In a joint presentation, Robert Vela (SM Energy) and Stephen Jackson (eLynx) showed how the latter’s technology underpins SM’s operations. eLynx’ scada functionality allows SM Energy to leverage its in-house expertise and data and focus on production. eLynx provides a set of tools for organizing and viewing production data in the central control room or on mobile devices.

Jody Overshiner compared traditional well-test based allocation of gas and oil production with that offered by Emerson’s Roxar in-line multi-phase meter (MPM). While the MPM does not replace the separator and periodic well tests, it does provide continuous real time monitoring of gas, oil and water production. Such continuous monitoring can identify transient issues that might be overlooked otherwise.

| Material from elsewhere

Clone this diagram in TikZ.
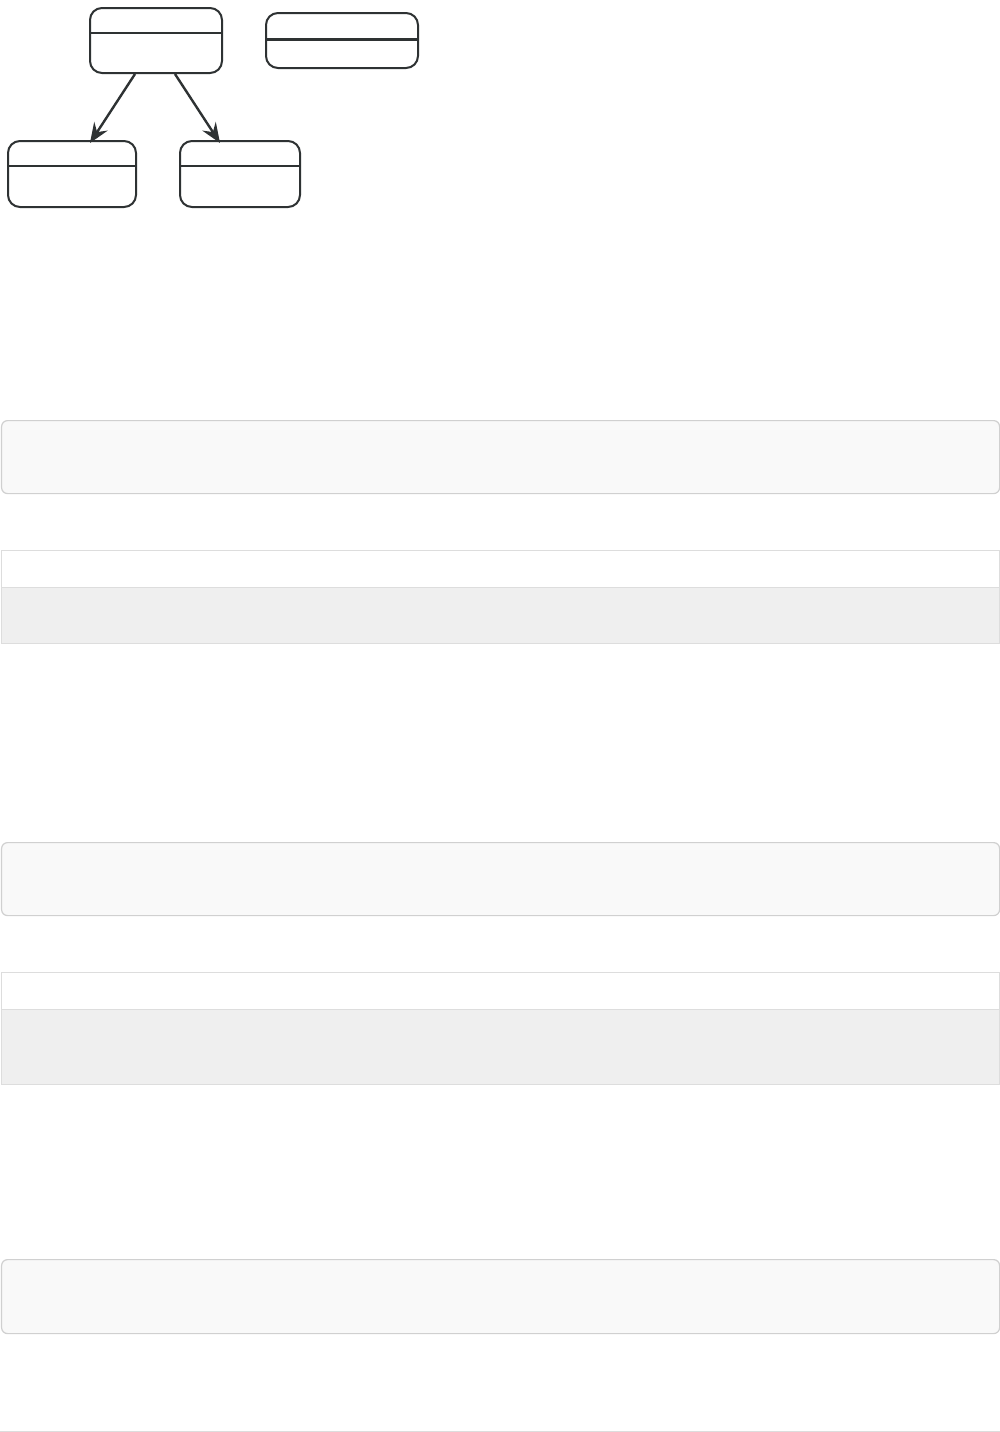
\documentclass[tikz,border=0pt]{standalone}
\usetikzlibrary{arrows.meta,calc}
\definecolor{ink}{HTML}{2E3233}
\definecolor{panelfill}{HTML}{F9F9F9}
\definecolor{panelline}{HTML}{D0D0D0}
\definecolor{rowfill}{HTML}{EFEFEF}
\definecolor{rowline}{HTML}{DDDDDD}
\begin{document}
\begin{tikzpicture}[x=1pt,y=-1pt,
  statebox/.style={draw=ink,line width=2pt,rounded corners=12pt,fill=white,inner sep=0pt,anchor=north west},
  divider/.style={draw=ink,line width=1.6pt},
  flow/.style={draw=ink,line width=2.4pt,-{Stealth[length=20pt,width=16pt,inset=7pt]}},
  panel/.style={draw=panelline,line width=1.2pt,fill=panelfill,rounded corners=6pt,inner sep=0pt,anchor=north west,minimum width=998pt},
  headrow/.style={draw=rowline,line width=1pt,fill=white,inner sep=0pt,anchor=north west,minimum width=998pt},
  bodyrow/.style={draw=rowline,line width=1pt,fill=rowfill,inner sep=0pt,anchor=north west,minimum width=998pt}]
\useasboundingbox (0,0) rectangle (1000,1432);
\fill[white] (0,0) rectangle (1000,1432);
% states
\node[statebox,minimum width=132pt,minimum height=65pt] (A) at (89,7) {};
\node[statebox,minimum width=152pt,minimum height=55pt] (B) at (265,12) {};
\node[statebox,minimum width=128pt,minimum height=66pt] (C) at (7,140) {};
\node[statebox,minimum width=120pt,minimum height=66pt] (D) at (179,140) {};
\draw[divider] ($(A.north west)+(0,26)$) -- ($(A.north east)+(0,26)$);
\draw[divider,line width=3pt] ($(B.north west)+(0,27)$) -- ($(B.north east)+(0,27)$);
\draw[divider] ($(C.north west)+(0,26)$) -- ($(C.north east)+(0,26)$);
\draw[divider] ($(D.north west)+(0,26)$) -- ($(D.north east)+(0,26)$);
\draw[flow] ($(A.south west)+(46,0)$) -- ($(C.north west)+(83,3)$);
\draw[flow] ($(A.south west)+(86,0)$) -- ($(D.north west)+(41,3)$);
% panels and tables
\node[panel,minimum height=73pt] (P1) at (1,420) {};
\node[headrow,minimum height=37pt] (T1h) at (1,550) {};
\node[bodyrow,minimum height=56pt] (T1b) at (1,587) {};
\node[panel,minimum height=73pt] (P2) at (1,842) {};
\node[headrow,minimum height=37pt] (T2h) at (1,972) {};
\node[bodyrow,minimum height=75pt] (T2b) at (1,1009) {};
\node[panel,minimum height=74pt] (P3) at (1,1259) {};
\coordinate (L1) at (0,1431);
\coordinate (L2) at (1000,1431);
\draw[rowline,line width=1pt] (L1) -- (L2);
\end{tikzpicture}
\end{document}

Alex Barclay (U Tulsa) and Papa Mauricio (elynx) presented on scada cyber security. Several well-documented incidents, the latest, a Russian hack of a Ukrainian electricity substation, have shown that control systems are vulnerable to attack. Modern scada systems use internet TCP/IP protocols for communications which make them vulnerable to a range of attacks. Moreover, they were, in general, designed for functionality over security. Solutions include the use of various standards and best practices from ISA (SP-99), NIST (SP 800-82) and the API (1164). The U Tulsa/NSA National center of academic excellence in cyber operations performs industrial cyber R&D and maintains ‘honeynets,’ cyber traps to catch hackers.

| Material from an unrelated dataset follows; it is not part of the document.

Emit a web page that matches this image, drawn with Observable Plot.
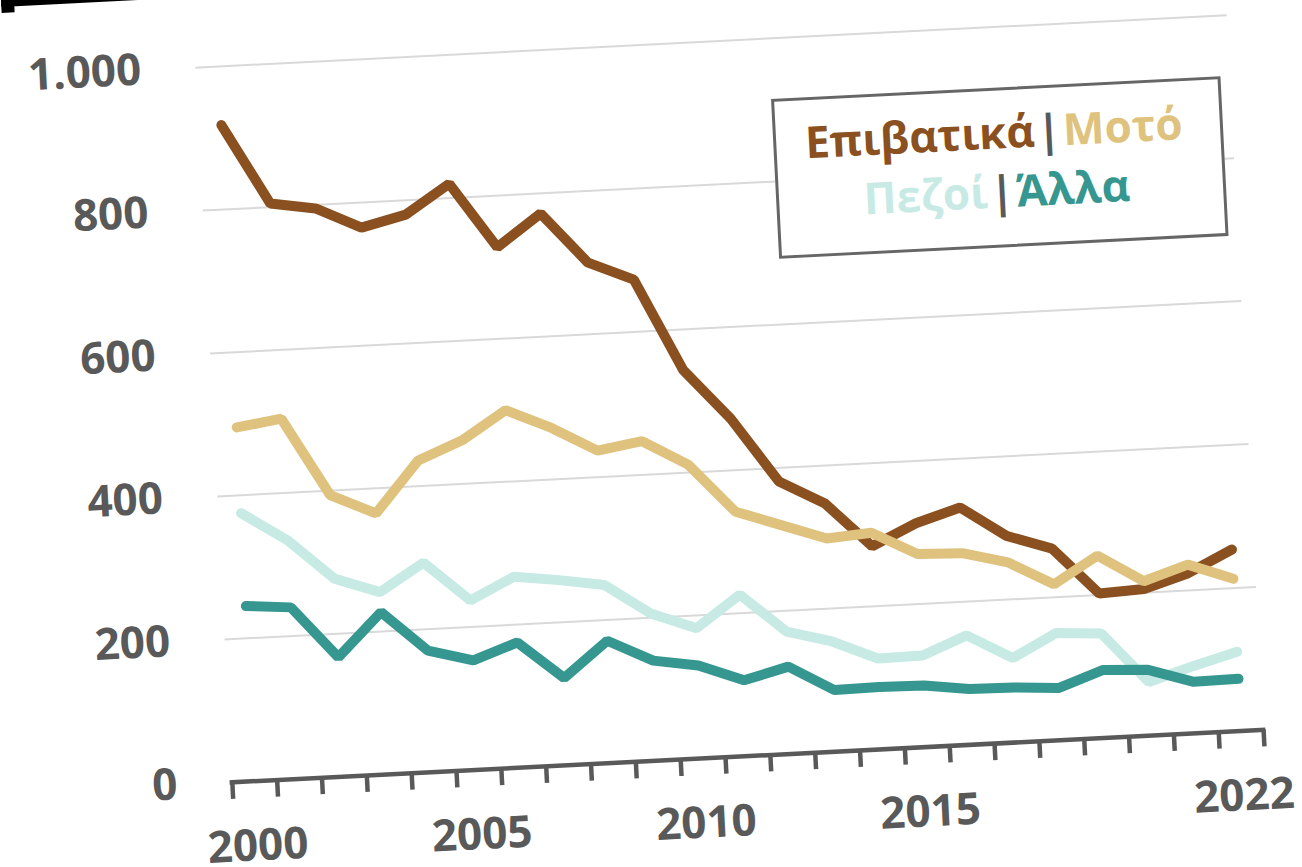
<!DOCTYPE html>
<html>
<head>
<meta charset="utf-8">
<script src="https://cdn.jsdelivr.net/npm/d3@7"></script>
<script src="https://cdn.jsdelivr.net/npm/@observablehq/plot@0.6"></script>
<style>
  html, body { margin: 0; padding: 0; background: #fff; overflow: hidden; width: 1302px; height: 867px; }
  #rot { position: absolute; left: 0; top: 0; width: 1400px; height: 1000px; background: #fff;
         transform-origin: 0 0; transform: rotate(-2.91deg); }
  #chart { position: absolute; left: 0; top: 0; }
  #legend { position: absolute; left: 765px; top: 137.5px; width: 449.5px; height: 160px;
            box-sizing: border-box; border: 3px solid #666; background: #fff; }
  .lg { position: absolute; left: 0; right: 8px; text-align: center; font-family: 'Open Sans', sans-serif;
        font-weight: 700; font-size: 44px; line-height: 60px; white-space: nowrap; }
  .sep { color: #595959; margin: 0 2px; }
  .c1 { position: absolute; left: 1px; top: -14px; width: 420px; height: 20.7px; background: #000; }
  .c2 { position: absolute; left: 1px; top: 0; width: 13px; height: 13.3px; background: #000; }
</style>
</head>
<body>
<div id="rot">
  <div id="chart"></div>
  <div class="c1"></div><div class="c2"></div>
  <div id="legend">
    <div class="lg" style="top:11.5px"><span style="color:#8b5020">Επιβατικά</span><span class="sep">|</span><span style="color:#dfc27d">Μοτό</span></div>
    <div class="lg" style="top:70.9px"><span style="color:#c7eae5">Πεζοί</span><span class="sep">|</span><span style="color:#35978f">Άλλα</span></div>
  </div>
</div>
<script>
const years = [2000,2001,2002,2003,2004,2005,2006,2007,2008,2009,2010,2011,2012,2013,2014,2015,2016,2017,2018,2019,2020,2021,2022];
const epivatika = [918,805,795,765,780,820,728,772,700,673,543,472,381,347,284,313,332,289,268,202,205,224,254];
const moto      = [495,504,394,365,436,461,500,472,437,447,411,342,320,298,303,270,268,252,218,255,216,236,213];
const pezoi     = [375,334,277,255,293,237,267,259,249,206,182,226,171,154,127,128,153,118,150,146,75,94,111];
const alla      = [245,240,167,227,170,153,175,122,171,140,130,106,122,86,87,86,78,77,73,95,92,72,73];
const seriesNames = ["Επιβατικά","Μοτό","Πεζοί","Άλλα"];
const seriesColors = ["#8b5020","#dfc27d","#c7eae5","#35978f"];
const yTicks = [0,200,400,600,800,1000];
const xLabelYears = [2000,2005,2010,2015,2022];

const seriesValues = [epivatika, moto, pezoi, alla];
const table = [];
seriesNames.forEach((s, i) => years.forEach((yr, j) => table.push({series: s, year: yr, value: seriesValues[i][j]})));
const boundaries = years.map(y => y - 0.5).concat([years[years.length - 1] + 0.5]);
const fmt = d3.formatLocale({decimal: ",", thousands: ".", grouping: [3]}).format(",d");

const W = 1302, H = 880;
const chart = Plot.plot({
  width: W, height: H,
  marginLeft: 191.8, marginRight: 77.6, marginTop: 77, marginBottom: H - 792.6,
  style: {fontFamily: "'Open Sans', sans-serif", fontSize: "44px", fontWeight: 700, color: "#595959", background: "transparent"},
  x: {domain: [boundaries[0], boundaries[boundaries.length - 1]], label: null},
  y: {domain: [0, 1000], label: null},
  color: {domain: seriesNames, range: seriesColors},
  marks: [
    Plot.ruleY(yTicks.filter(d => d > 0), {stroke: "#d9d9d9", strokeWidth: 2}),
    Plot.line(table, {x: "year", y: "value", z: "series", stroke: "series", strokeWidth: 10, strokeLinecap: "round", strokeLinejoin: "miter"}),
    Plot.ruleY([0], {stroke: "#595959", strokeWidth: 4.5, strokeLinecap: "square"}),
    Plot.axisX(boundaries, {tickSize: 17, tickFormat: () => "", label: null, stroke: "#595959", strokeWidth: 4.5}),
    Plot.axisX(xLabelYears, {tickSize: 0, tickPadding: 48, label: null, tickFormat: d => String(d), fontSize: 44, fontWeight: 700, fill: "#595959"}),
    Plot.axisY(yTicks, {tickSize: 0, tickPadding: 55, label: null, tickFormat: fmt, fontSize: 44, fontWeight: 700, fill: "#595959"})
  ]
});
document.getElementById("chart").appendChild(chart);
</script>
</body>
</html>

Aileen Nowlan from the Environmental Defense Fund described methane as a powerful greenhouse gas. Its unwanted, fugitive production is also a considerable waste, amounting to $2 billion per year in the US alone. The lion’s share of fugitive emissions come from hard to trace small leaks. What is needed is a low cost, ubiquitous monitoring technique. Statoil set up the methane detector challenge to find a solution. The winners were Acutect and Quanta3. The latter has new been deployed on Statoil’s Eagle Ford operations where smart detection algorithms are being developed to pinpoint leaks and develop optimal mitigation strategies.